Task brief: Starting at the first line of the listing below, repeat each line exactly until the line containing "import plotly.graph_objects as go", which you include. Leave out pictures.

The input:
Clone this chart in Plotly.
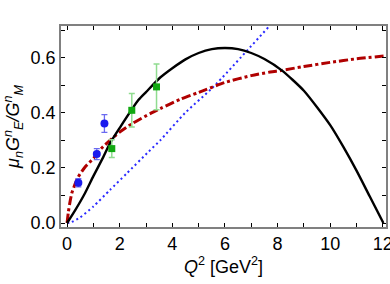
import plotly.graph_objects as go

# Curves
black_x = [0, 0.3, 0.68, 1.0, 1.38, 1.63, 2.0, 2.71, 3.0, 3.54, 4.0, 4.5, 5.0, 5.5, 6.0, 6.5, 7.0, 7.5, 8.16, 9.0, 10.0, 10.5, 11.0, 11.5, 12.02]
black_y = [0, 0.045, 0.108, 0.17, 0.24, 0.289, 0.345, 0.446, 0.475, 0.528, 0.562, 0.594, 0.617, 0.631, 0.635, 0.631, 0.617, 0.595, 0.554, 0.48, 0.355, 0.276, 0.19, 0.097, 0.0]

red_x = [0, 0.05, 0.1, 0.18, 0.3, 0.43, 0.7, 1.0, 1.3, 1.63, 2.0, 2.5, 3.16, 3.54, 4.3, 5.0, 6.0, 7.0, 7.72, 8.16, 9.0, 10.0, 11.0, 12.12]
red_y = [0, 0.04, 0.07, 0.108, 0.14, 0.168, 0.205, 0.234, 0.27, 0.30, 0.33, 0.362, 0.397, 0.415, 0.449, 0.474, 0.51, 0.535, 0.548, 0.554, 0.568, 0.583, 0.596, 0.607]

blue_x = [0, 0.11, 0.49, 1.0, 1.63, 2.27, 3.09, 3.54, 4.49, 5.56, 7.69]
blue_y = [0, 0.001, 0.02, 0.06, 0.12, 0.18, 0.258, 0.30, 0.40, 0.494, 0.715]

# Data points
blue_pts_x = [0.43, 1.13, 1.42]
blue_pts_y = [0.146, 0.25, 0.361]
blue_pts_err = [0.015, 0.02, 0.032]

green_pts_x = [1.70, 2.46, 3.40]
green_pts_y = [0.27, 0.409, 0.494]
green_pts_err = [0.032, 0.061, 0.083]

x_ticks = [0, 2, 4, 6, 8, 10, 12]
y_ticks = [0.0, 0.2, 0.4, 0.6]

fig = go.Figure()
fig.add_trace(go.Scatter(x=blue_x, y=blue_y, mode="lines",
                         line=dict(color="#2a2aff", width=2, dash="2px,3px", shape="spline",
                                   smoothing=0.6)))
fig.add_trace(go.Scatter(x=red_x, y=red_y, mode="lines",
                         line=dict(color="#b00000", width=3, dash="9px,3px,3px,3px",
                                   shape="spline", smoothing=0.6)))
fig.add_trace(go.Scatter(x=black_x, y=black_y, mode="lines",
                         line=dict(color="black", width=2.4, shape="spline", smoothing=0.6)))
fig.add_trace(go.Scatter(x=blue_pts_x, y=blue_pts_y, mode="markers",
                         marker=dict(color="#1a1aee", size=8, symbol="circle"),
                         error_y=dict(type="data", array=blue_pts_err, color="#6a6af0",
                                      thickness=1.3, width=3)))
fig.add_trace(go.Scatter(x=green_pts_x, y=green_pts_y, mode="markers",
                         marker=dict(color="#10a810", size=7, symbol="square"),
                         error_y=dict(type="data", array=green_pts_err, color="#90dc90",
                                      thickness=1.5, width=3)))

axis_common = dict(
    showgrid=False, zeroline=False, showline=True, linecolor="#808080", linewidth=1.5,
    mirror="ticks", ticks="inside", ticklen=4, tickwidth=1, tickcolor="black",
    automargin=False, ticklabeloverflow="allow",
    tickfont=dict(family="Liberation Sans, Arial, sans-serif", size=18, color="black"),
)

fig.update_layout(
    width=390, height=284,
    margin=dict(l=61, r=4, t=26, b=57),
    paper_bgcolor="white", plot_bgcolor="white",
    showlegend=False,
    font=dict(family="Liberation Sans, Arial, sans-serif", size=18, color="black"),
    xaxis=dict(range=[-0.23, 12.12], tickvals=x_ticks,
               minor=dict(dtick=1, tick0=0, ticks="inside", ticklen=4, tickcolor="black"),
               title=dict(text="<i>Q</i><sup>2</sup> [GeV<sup>2</sup>]", standoff=4,
                          font=dict(size=18)),
               **axis_common),
    yaxis=dict(range=[-0.0145, 0.715], tickvals=y_ticks, tickformat=".1f",
               minor=dict(dtick=0.1, tick0=0, ticks="inside", ticklen=4, tickcolor="black"),
               title=dict(text="<i>μ<sub>n</sub>G<sup>n</sup><sub>E</sub>/G<sup>n</sup><sub>M</sub></i>",
                          standoff=6, font=dict(size=18)),
               **axis_common),
)

fig.write_html("out.html", config={"displayModeBar": False},
               post_script="document.body.style.margin='0px';document.body.style.overflow='hidden';")
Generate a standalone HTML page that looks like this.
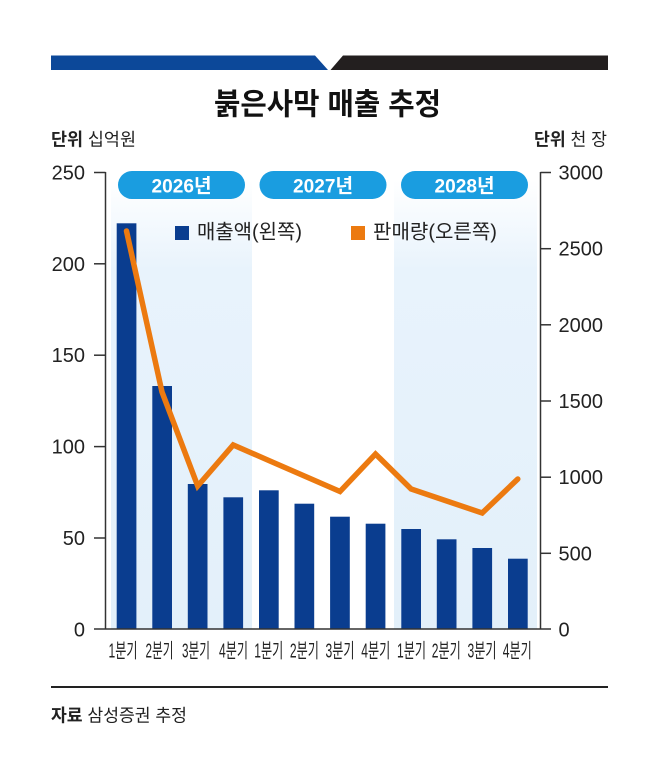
<!DOCTYPE html>
<html><head><meta charset="utf-8">
<style>
html,body{margin:0;padding:0;background:#fff;}
svg{display:block;}
text{font-family:"Liberation Sans","Noto Sans CJK KR",sans-serif;}
</style></head>
<body>
<svg width="658" height="758" viewBox="0 0 658 758" xmlns="http://www.w3.org/2000/svg">
<defs>
<linearGradient id="sh" x1="0" y1="0" x2="0" y2="1">
<stop offset="0" stop-color="#ffffff"/>
<stop offset="0.2" stop-color="#e8f3fc"/>
<stop offset="1" stop-color="#e3f0fa"/>
</linearGradient>
</defs>
<rect width="658" height="758" fill="#fff"/>
<!-- top bar -->
<polygon points="51,55.5 315,55.5 328,70 51,70" fill="#0c4899"/>
<polygon points="343,55.5 608,55.5 608,70 330.5,70" fill="#231f1f"/>
<!-- title -->
<text x="327.5" y="114.5" font-size="30" font-weight="bold" text-anchor="middle" textLength="227" lengthAdjust="spacingAndGlyphs" fill="#111">붉은사막 매출 추정</text>
<!-- units -->
<text x="51" y="145.5" font-size="17.5" fill="#222" textLength="85" lengthAdjust="spacingAndGlyphs"><tspan font-weight="bold">단위</tspan> 십억원</text>
<text x="607" y="145.5" font-size="17.5" fill="#222" text-anchor="end" textLength="73" lengthAdjust="spacingAndGlyphs"><tspan font-weight="bold">단위</tspan> 천 장</text>
<!-- shading -->
<rect x="111" y="180" width="141" height="449" fill="url(#sh)"/>
<rect x="394" y="180" width="143" height="449" fill="url(#sh)"/>
<!-- pills -->
<rect x="118" y="171" width="127" height="28" rx="14" fill="#1a9de0"/>
<rect x="259.5" y="171" width="127" height="28" rx="14" fill="#1a9de0"/>
<rect x="401" y="171" width="127" height="28" rx="14" fill="#1a9de0"/>
<text x="181.5" y="192.5" font-size="19.5" font-weight="bold" fill="#fff" text-anchor="middle" textLength="60" lengthAdjust="spacingAndGlyphs">2026년</text>
<text x="323" y="192.5" font-size="19.5" font-weight="bold" fill="#fff" text-anchor="middle" textLength="60" lengthAdjust="spacingAndGlyphs">2027년</text>
<text x="464.5" y="192.5" font-size="19.5" font-weight="bold" fill="#fff" text-anchor="middle" textLength="60" lengthAdjust="spacingAndGlyphs">2028년</text>
<!-- legend -->
<rect x="175" y="226" width="14" height="14" fill="#0a3d8f"/>
<text x="197" y="238.5" font-size="20" fill="#222" textLength="105" lengthAdjust="spacingAndGlyphs">매출액(왼쪽)</text>
<rect x="351" y="226" width="14" height="14" fill="#ec7a10"/>
<text x="373" y="238.5" font-size="20" fill="#222" textLength="124" lengthAdjust="spacingAndGlyphs">판매량(오른쪽)</text>
<!-- bars -->
<g fill="#0a3d8f">
<rect x="116.7" y="223.3" width="19.7" height="405.7"/>
<rect x="152.3" y="386" width="19.7" height="243"/>
<rect x="187.8" y="484" width="19.7" height="145"/>
<rect x="223.4" y="497.3" width="19.7" height="131.7"/>
<rect x="259.0" y="490.3" width="19.7" height="138.7"/>
<rect x="294.5" y="503.7" width="19.7" height="125.3"/>
<rect x="330.1" y="516.7" width="19.7" height="112.3"/>
<rect x="365.7" y="523.7" width="19.7" height="105.3"/>
<rect x="401.3" y="529" width="19.7" height="100"/>
<rect x="436.8" y="539.3" width="19.7" height="89.7"/>
<rect x="472.4" y="548" width="19.7" height="81"/>
<rect x="508.0" y="558.7" width="19.7" height="70.3"/>
</g>
<!-- line -->
<path d="M126.5,231 Q146,320 162,392 L197.7,486 L233.2,445 L268.8,460.5 L304.4,476 L340,491.5 L375.5,454 L411.1,489 L446.7,501 L482.2,513 L517.8,479" fill="none" stroke="#ec7a10" stroke-width="5.5" stroke-linejoin="miter" stroke-linecap="round"/>
<!-- axes -->
<g stroke="#333" stroke-width="1.5" fill="none">
<line x1="105.5" y1="172" x2="105.5" y2="629"/>
<line x1="540.5" y1="172" x2="540.5" y2="629"/>
<line x1="94" y1="629" x2="551" y2="629"/>
<line x1="94" y1="172.5" x2="105.5" y2="172.5"/>
<line x1="94" y1="263.8" x2="105.5" y2="263.8"/>
<line x1="94" y1="355.2" x2="105.5" y2="355.2"/>
<line x1="94" y1="446.6" x2="105.5" y2="446.6"/>
<line x1="94" y1="538" x2="105.5" y2="538"/>
<line x1="540.5" y1="172.5" x2="551" y2="172.5"/>
<line x1="540.5" y1="248.7" x2="551" y2="248.7"/>
<line x1="540.5" y1="324.8" x2="551" y2="324.8"/>
<line x1="540.5" y1="401" x2="551" y2="401"/>
<line x1="540.5" y1="477.2" x2="551" y2="477.2"/>
<line x1="540.5" y1="553.3" x2="551" y2="553.3"/>
</g>
<!-- left ticks labels -->
<g font-size="20" fill="#222" text-anchor="end">
<text x="85" y="179.5">250</text>
<text x="85" y="270.8">200</text>
<text x="85" y="362.2">150</text>
<text x="85" y="453.6">100</text>
<text x="85" y="545">50</text>
<text x="85" y="636.4">0</text>
</g>
<g font-size="20" fill="#222" text-anchor="start">
<text x="558.5" y="179.5">3000</text>
<text x="558.5" y="255.7">2500</text>
<text x="558.5" y="331.8">2000</text>
<text x="558.5" y="408">1500</text>
<text x="558.5" y="484.2">1000</text>
<text x="558.5" y="560.3">500</text>
<text x="558.5" y="636.4">0</text>
</g>
<!-- x labels -->
<g font-size="20" fill="#222" text-anchor="middle">
<text x="123" y="657.5" textLength="29" lengthAdjust="spacingAndGlyphs">1분기</text>
<text x="159.5" y="657.5" textLength="28" lengthAdjust="spacingAndGlyphs">2분기</text>
<text x="196" y="657.5" textLength="28" lengthAdjust="spacingAndGlyphs">3분기</text>
<text x="233.5" y="657.5" textLength="29" lengthAdjust="spacingAndGlyphs">4분기</text>
<text x="268.8" y="657.5" textLength="29" lengthAdjust="spacingAndGlyphs">1분기</text>
<text x="304.4" y="657.5" textLength="29" lengthAdjust="spacingAndGlyphs">2분기</text>
<text x="340" y="657.5" textLength="29" lengthAdjust="spacingAndGlyphs">3분기</text>
<text x="375.8" y="657.5" textLength="29" lengthAdjust="spacingAndGlyphs">4분기</text>
<text x="411.5" y="657.5" textLength="29" lengthAdjust="spacingAndGlyphs">1분기</text>
<text x="446.3" y="657.5" textLength="29" lengthAdjust="spacingAndGlyphs">2분기</text>
<text x="482" y="657.5" textLength="29" lengthAdjust="spacingAndGlyphs">3분기</text>
<text x="517.3" y="657.5" textLength="29" lengthAdjust="spacingAndGlyphs">4분기</text>
</g>
<!-- footer -->
<line x1="51" y1="687" x2="608" y2="687" stroke="#222" stroke-width="2"/>
<text x="51" y="721.5" font-size="17.5" fill="#222" textLength="136" lengthAdjust="spacingAndGlyphs"><tspan font-weight="bold">자료</tspan> 삼성증권 추정</text>
</svg>
</body></html>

Answer for the task:
Clone this chart in Plotly.
import plotly.graph_objects as go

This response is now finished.